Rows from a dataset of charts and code
------------------------------------------------------------------------
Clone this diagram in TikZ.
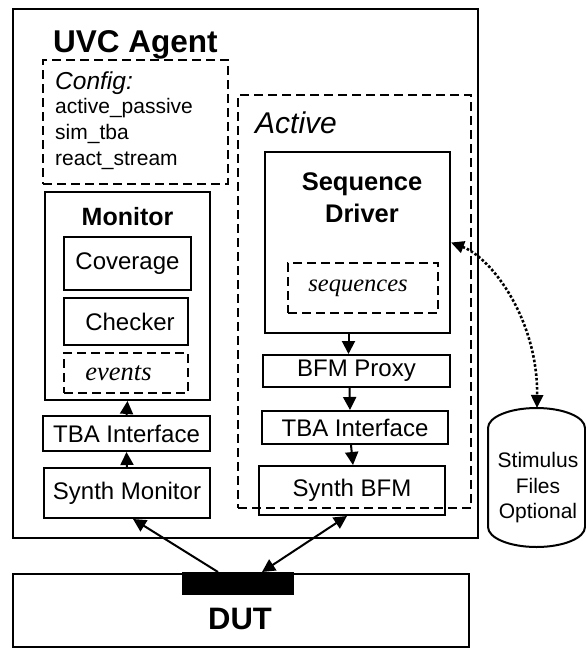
\documentclass[tikz,border=0pt]{standalone}
\usepackage{fontspec}
\setmainfont{Liberation Sans}
\newfontfamily\serifit{Liberation Serif}
\usetikzlibrary{arrows.meta}
\tikzset{
  lw/.style={line width=2pt},
  box/.style={draw, lw, rectangle, inner sep=0pt, font=\fontsize{24}{28}\selectfont},
  dbox/.style={box, dash pattern=on 9pt off 5pt},
  txt/.style={inner sep=0pt},
  arr/.style={lw, -{Triangle[length=13pt,width=13pt]}},
  darr/.style={lw, {Triangle[length=13pt,width=13pt]}-{Triangle[length=13pt,width=13pt]}},
}
\begin{document}
\begin{tikzpicture}[x=1pt,y=-1pt]
\useasboundingbox (0,0) rectangle (586,649);
% outer agent box
\node[box, minimum width=465pt, minimum height=529pt] (outer) at (245.5,273.5) {};
\node[txt, anchor=base west, font=\fontsize{31.5}{35}\selectfont\bfseries] (title) at (53,52) {UVC Agent};
% config
\node[dbox, minimum width=185pt, minimum height=124pt] (config) at (135.5,122) {};
\node[txt, anchor=base west, font=\fontsize{24.5}{28}\selectfont\itshape] (cfg1) at (55,89) {Config:};
\node[txt, anchor=base west, font=\fontsize{21}{25}\selectfont] (cfg2) at (55,113) {active\_passive};
\node[txt, anchor=base west, font=\fontsize{21}{25}\selectfont] (cfg3) at (55,139) {sim\_tba};
\node[txt, anchor=base west, font=\fontsize{21}{25}\selectfont] (cfg4) at (55,165) {react\_stream};
% monitor side
\node[box, minimum width=165pt, minimum height=208pt] (monitor) at (127.5,296) {};
\node[txt, anchor=base, font=\fontsize{25}{28}\selectfont\bfseries] (montitle) at (127.5,225) {Monitor};
\node[box, minimum width=127pt, minimum height=53pt] (coverage) at (127.5,263.5) {Coverage};
\node[box, minimum width=124pt, minimum height=47pt] (checker) at (126,321.5) {\hspace*{8pt}Checker};
\node[dbox, minimum width=124pt, minimum height=40pt] (events) at (126,373) {\hspace*{-15pt}\fontsize{26.5}{30}\serifit\itshape events};
\node[box, minimum width=167pt, minimum height=35pt] (tbaL) at (126.5,433.5) {TBA Interface};
\node[box, minimum width=166pt, minimum height=50pt] (synthM) at (127,493) {Synth Monitor};
% active side
\node[dbox, minimum width=233pt, minimum height=413pt] (active) at (354.5,301.5) {};
\node[txt, anchor=base west, font=\fontsize{30}{33}\selectfont\itshape] (acttitle) at (255,133) {Active};
\node[box, minimum width=185pt, minimum height=181pt] (seq) at (357.5,242.5) {};
\node[txt, anchor=base, font=\fontsize{25.5}{29}\selectfont\bfseries] (seqt1) at (362,190) {Sequence};
\node[txt, anchor=base, font=\fontsize{25.5}{29}\selectfont\bfseries] (seqt2) at (362,222) {Driver};
\node[dbox, minimum width=150pt, minimum height=50pt] (seqs) at (363,288) {\hspace*{-10pt}\fontsize{24.5}{28}\serifit\itshape sequences};
\node[box, minimum width=187pt, minimum height=32pt] (bfm) at (356.5,371) {BFM Proxy};
\node[box, minimum width=186pt, minimum height=33pt] (tbaR) at (355,427.5) {TBA Interface};
\node[box, minimum width=186pt, minimum height=49pt] (synthB) at (352,490.5) {Synth BFM};
% DUT
\node[box, minimum width=456pt, minimum height=73pt] (dut) at (241,610.5) {};
\node[draw, fill=black, lw, minimum width=110pt, minimum height=21pt, inner sep=0pt] (pad) at (238,583.5) {};
\node[txt, anchor=base, font=\fontsize{31}{34}\selectfont\bfseries] (duttext) at (240,629) {DUT};
% cylinder
\draw[lw] (488,428) arc[start angle=180, end angle=360, x radius=48.5, y radius=20]
  -- (585,527) arc[start angle=0, end angle=180, x radius=48.5, y radius=20] -- cycle;
\coordinate (cyl) at (537,408);
\node[txt, anchor=base, font=\fontsize{21}{25}\selectfont] (stim1) at (538,467) {Stimulus};
\node[txt, anchor=base, font=\fontsize{21}{25}\selectfont] (stim2) at (538,493) {Files};
\node[txt, anchor=base, font=\fontsize{21}{25}\selectfont] (stim3) at (538,518) {Optional};
% connectors
\draw[arr] (tbaL.north) -- (monitor.south);
\draw[arr] (synthM.north) -- (tbaL.south);
\draw[arr] ([xshift=-9pt]seq.south) -- ([xshift=-8pt]bfm.north);
\draw[arr] ([xshift=-7pt]bfm.south) -- ([xshift=-5pt]tbaR.north);
\draw[arr] ([xshift=-4pt]tbaR.south) -- ([xshift=1pt]synthB.north);
\draw[arr] ([xshift=-20pt]pad.north) -- ([xshift=6pt]synthM.south);
\draw[darr] ([xshift=24pt]pad.north) -- ([xshift=-5pt]synthB.south);
\draw[line width=2.6pt, dash pattern=on 2.6pt off 2pt, {Triangle[length=13pt,width=12pt]}-{Triangle[length=13pt,width=12pt]}]
  (seq.east) .. controls (492,258) and (538,320) .. (cyl);
\end{tikzpicture}
\end{document}
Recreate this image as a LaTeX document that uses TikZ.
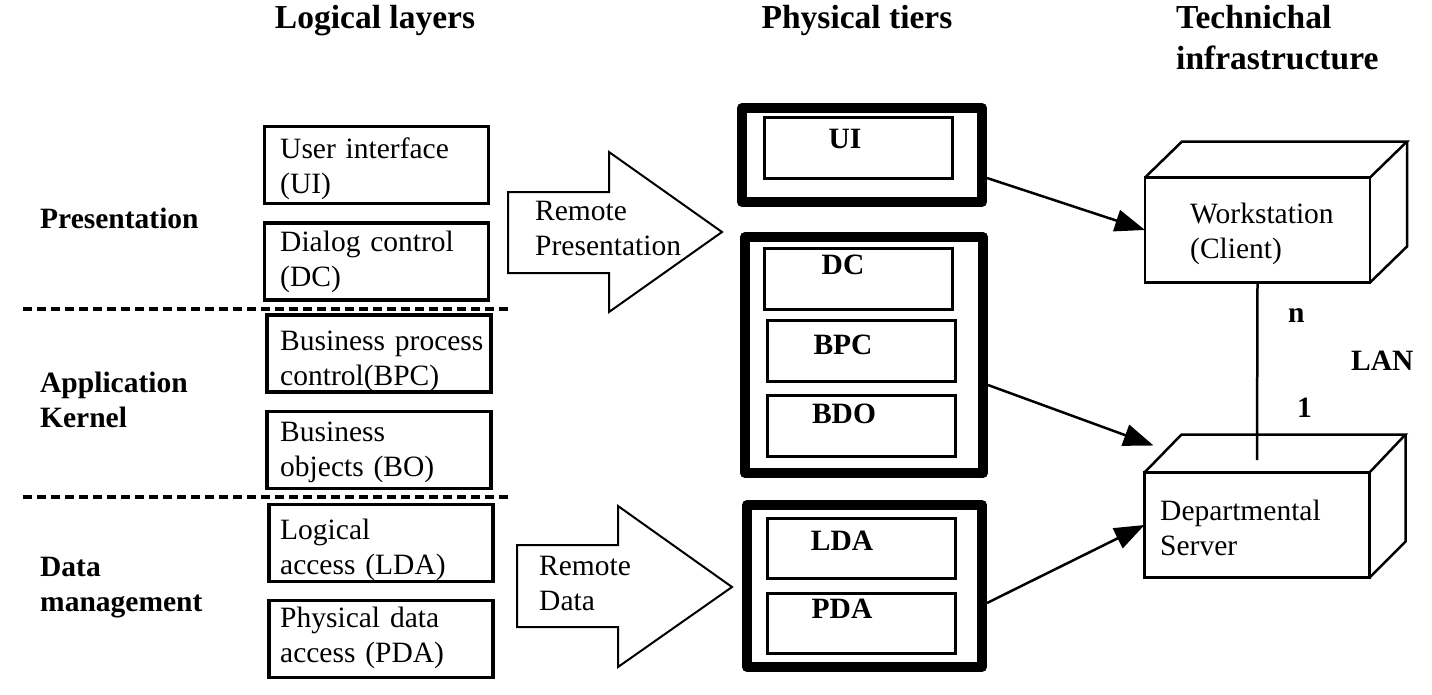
\documentclass[tikz,border=0pt]{standalone}
\usepackage{fontspec}
\setmainfont{Liberation Serif}
\usetikzlibrary{arrows.meta,calc}
\begin{document}
\begin{tikzpicture}[x=1pt,y=-1pt,
  lbox/.style={draw,line width=3.3pt,minimum width=224pt,minimum height=77pt,inner sep=0pt},
  tierbox/.style={draw,line width=10pt,line join=round,inner sep=0pt},
  ibox/.style={draw,line width=3pt,minimum width=188pt,minimum height=61pt,inner sep=0pt},
  cube/.style={draw,line width=2.5pt,inner sep=0pt,outer sep=0pt,minimum width=225pt,minimum height=105pt},
  face/.style={line width=2.5pt},
  txt/.style={font=\fontsize{29.5}{35}\selectfont,inner sep=0pt,anchor=base west,text width=250pt,align=left},
  btxt/.style={font=\bfseries\fontsize{29.5}{35}\selectfont,inner sep=0pt,anchor=base west,text width=250pt,align=left},
  ctxt/.style={font=\bfseries\fontsize{29.5}{35}\selectfont,inner sep=0pt,anchor=base},
  ttl/.style={font=\bfseries\fontsize{33.5}{41}\selectfont,inner sep=0pt,anchor=base},
  ttlw/.style={font=\bfseries\fontsize{33.5}{41}\selectfont,inner sep=0pt,anchor=base west,text width=300pt,align=left},
  conn/.style={line width=2.5pt,-{Triangle[length=30pt,width=22pt]}},
  barrow/.style={draw,line width=2pt,line join=miter},
  sep/.style={line width=3.3pt,dash pattern=on 9pt off 5pt}]

\fill[white] (0,0) rectangle (1432,694);
\useasboundingbox (0,0) rectangle (1432,694);

% titles
\node[ttl] (t1) at (375,28) {Logical layers};
\node[ttl] (t2) at (857,28) {Physical tiers};
\node[ttlw] (t3) at (1176,28) {Technichal\\infrastructure};

% layer labels
\node[btxt] (lp) at (40,228) {Presentation};
\node[btxt] (la) at (40,392) {Application\\Kernel};
\node[btxt] (ld) at (40,576) {Data\\management};

% separators
\coordinate (s1a) at (23,309); \coordinate (s1b) at (512,309);
\coordinate (s2a) at (23,497); \coordinate (s2b) at (512,497);
\draw[sep] (s1a) -- (s1b);
\draw[sep] (s2a) -- (s2b);

% logical boxes
\node[lbox] (bUI)  at (376.5,165) {};
\node[lbox] (bDC)  at (376.5,261.5) {};
\node[lbox] (bBPC) at (379,353.5) {};
\node[lbox] (bBO)  at (379,450) {};
\node[lbox] (bLDA) at (381,543) {};
\node[lbox] (bPDA) at (381,639) {};
\node[txt] (xUI)  at (280,158) {User interface\\(UI)};
\node[txt] (xDC)  at (280,251) {Dialog control\\(DC)};
\node[txt] (xBPC) at (280,350) {Business process\\control(BPC)};
\node[txt] (xBO)  at (280,441) {Business\\objects (BO)};
\node[txt] (xLDA) at (280,539) {Logical\\access (LDA)};
\node[txt] (xPDA) at (280,627) {Physical data\\access (PDA)};

% block arrows
\draw[barrow] (508,192) -- (609,192) -- (609,152) -- (722,232) -- (609,312) -- (609,273) -- (508,273) -- cycle;
\node[txt] (rp) at (535,220) {Remote\\Presentation};
\draw[barrow] (517,545) -- (618,545) -- (618,506) -- (732,587) -- (618,667) -- (618,627) -- (517,627) -- cycle;
\node[txt] (rd) at (539,575) {Remote\\Data};

% physical tiers
\node[tierbox,minimum width=240pt,minimum height=94pt] (tUI) at (862,155) {};
\node[tierbox,minimum width=238pt,minimum height=236pt] (tApp) at (864,355) {};
\node[tierbox,minimum width=235pt,minimum height=162pt] (tData) at (864.5,586) {};
\node[ibox] (iUI)  at (858.5,148) {};
\node[ibox] (iDC)  at (858.5,279) {};
\node[ibox] (iBPC) at (861.5,351) {};
\node[ibox] (iBDO) at (861.5,426) {};
\node[ibox,minimum height=60pt] (iLDA) at (861,548.5) {};
\node[ibox,minimum height=60pt] (iPDA) at (861,623.5) {};
\node[ctxt] (lUI)  at (845,148) {UI};
\node[ctxt] (lDC)  at (843,274) {DC};
\node[ctxt] (lBPC) at (843,354) {BPC};
\node[ctxt] (lBDO) at (844,423) {BDO};
\node[ctxt] (lLDA) at (842,550) {LDA};
\node[ctxt] (lPDA) at (842,618) {PDA};

% infrastructure
\node[cube] (ws) at (1257.5,230) {};
\draw[face] (ws.north west) -- ++(37,-36) -- ($(ws.north east)+(37,-36)$) -- (ws.north east);
\draw[face] ($(ws.north east)+(37,-36)$) -- ($(ws.south east)+(37,-36)$) -- (ws.south east);
\node[txt] (wsT) at (1190,223) {Workstation\\(Client)};

\node[cube] (srv) at (1257,525) {};
\draw[face] (srv.north west) -- ++(37,-38) -- ($(srv.north east)+(36,-38)$) -- (srv.north east);
\draw[face] ($(srv.north east)+(36,-38)$) -- ($(srv.south east)+(36,-36)$) -- (srv.south east);
\node[txt] (srvT) at (1160,520) {Departmental\\Server};

\coordinate (lanend) at (1257,460);
\draw[face] (ws.south) -- (lanend);
\node[btxt,text width=40pt] (nn) at (1288,322) {n};
\node[btxt,text width=40pt] (n1) at (1297,417) {1};
\node[btxt,text width=80pt] (lan) at (1351,370) {LAN};

% connectors
\coordinate (a2end) at ([shift={(9pt,27pt)}]srv.north west);
\draw[conn] ([yshift=-23pt]tUI.east) -- (ws.west);
\draw[conn] ([yshift=-30pt]tApp.east) -- (a2end);
\draw[conn] ([yshift=-17pt]tData.east) -- (srv.west);
\end{tikzpicture}
\end{document}
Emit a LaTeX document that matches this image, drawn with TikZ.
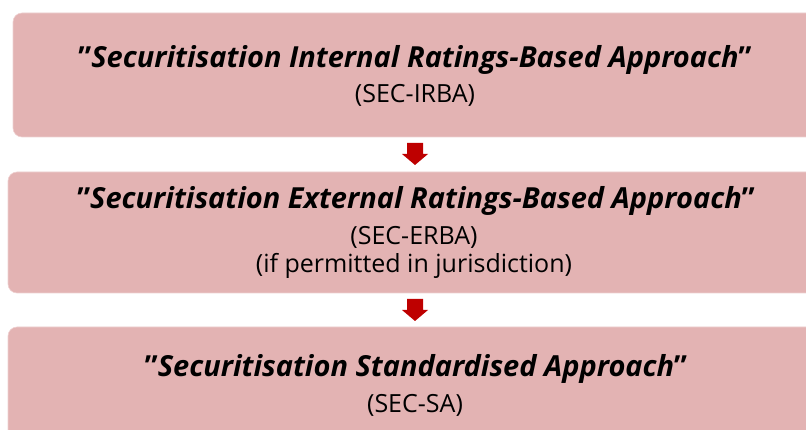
\documentclass[tikz,border=0pt]{standalone}
\usepackage{fontspec}
\setmainfont{Open Sans}
\usetikzlibrary{positioning}

\definecolor{boxpink}{RGB}{227,179,179}
\definecolor{arrowred}{RGB}{190,0,0}

\tikzset{
    approachbox/.style={fill=boxpink, draw=boxpink!60!white, line width=0.6pt, rounded corners=9pt},
    titletext/.style={font=\fontsize{29}{34}\selectfont\bfseries, inner sep=0pt, anchor=base},
    subtext/.style={font=\fontsize{25}{28}\selectfont, inner sep=0pt, anchor=base, align=center},
    downarrow/.style={fill=arrowred}
}

\begin{document}
\begin{tikzpicture}[x=1pt, y=-1pt]

        \useasboundingbox (0,0) rectangle (806,430);
        \clip (0,0) rectangle (806,430);

        % Approach boxes
        \draw[approachbox] (13,13) rectangle (830,137);
        \draw[approachbox] (8,172) rectangle (830,293);
        \draw[approachbox] (8,327) rectangle (830,460);

        % Down arrows
        \fill[downarrow] (407,143) -- (423,143) -- (423,154) -- (428,154) -- (415,165) -- (402,154) -- (407,154) -- cycle;
        \fill[downarrow] (407,299) -- (423,299) -- (423,310) -- (428,310) -- (415,321) -- (402,310) -- (407,310) -- cycle;

        \node[titletext] (irba) at (415, 68) {"\textit{Securitisation Internal Ratings-Based Approach}"};
        \node[subtext] (irbasub) at (415, 103) {(SEC-IRBA)};

        \node[titletext] (erba) at (416, 209) {"\textit{Securitisation External Ratings-Based Approach}"};
        \node[subtext] (erbasub) at (414, 273) {(SEC-ERBA)\\(if permitted in jurisdiction)};

        \node[titletext] (sa) at (416, 377) {"\textit{Securitisation Standardised Approach}"};
        \node[subtext] (sasub) at (415, 412) {(SEC-SA)};

\end{tikzpicture}
\end{document}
------------------------------------------------------------------------
**EXERCISE OBJECTIVE**
Omit all pictures, then copy the lines between the ones holding "Emit a LaTeX" and "(407,310) -- cycle;", inclusive.

**RESULT OF THE EXERCISE**
Emit a LaTeX document that matches this image, drawn with TikZ.
\documentclass[tikz,border=0pt]{standalone}
\usepackage{fontspec}
\setmainfont{Open Sans}
\usetikzlibrary{positioning}

\definecolor{boxpink}{RGB}{227,179,179}
\definecolor{arrowred}{RGB}{190,0,0}

\tikzset{
    approachbox/.style={fill=boxpink, draw=boxpink!60!white, line width=0.6pt, rounded corners=9pt},
    titletext/.style={font=\fontsize{29}{34}\selectfont\bfseries, inner sep=0pt, anchor=base},
    subtext/.style={font=\fontsize{25}{28}\selectfont, inner sep=0pt, anchor=base, align=center},
    downarrow/.style={fill=arrowred}
}

\begin{document}
\begin{tikzpicture}[x=1pt, y=-1pt]

        \useasboundingbox (0,0) rectangle (806,430);
        \clip (0,0) rectangle (806,430);

        % Approach boxes
        \draw[approachbox] (13,13) rectangle (830,137);
        \draw[approachbox] (8,172) rectangle (830,293);
        \draw[approachbox] (8,327) rectangle (830,460);

        % Down arrows
        \fill[downarrow] (407,143) -- (423,143) -- (423,154) -- (428,154) -- (415,165) -- (402,154) -- (407,154) -- cycle;
        \fill[downarrow] (407,299) -- (423,299) -- (423,310) -- (428,310) -- (415,321) -- (402,310) -- (407,310) -- cycle;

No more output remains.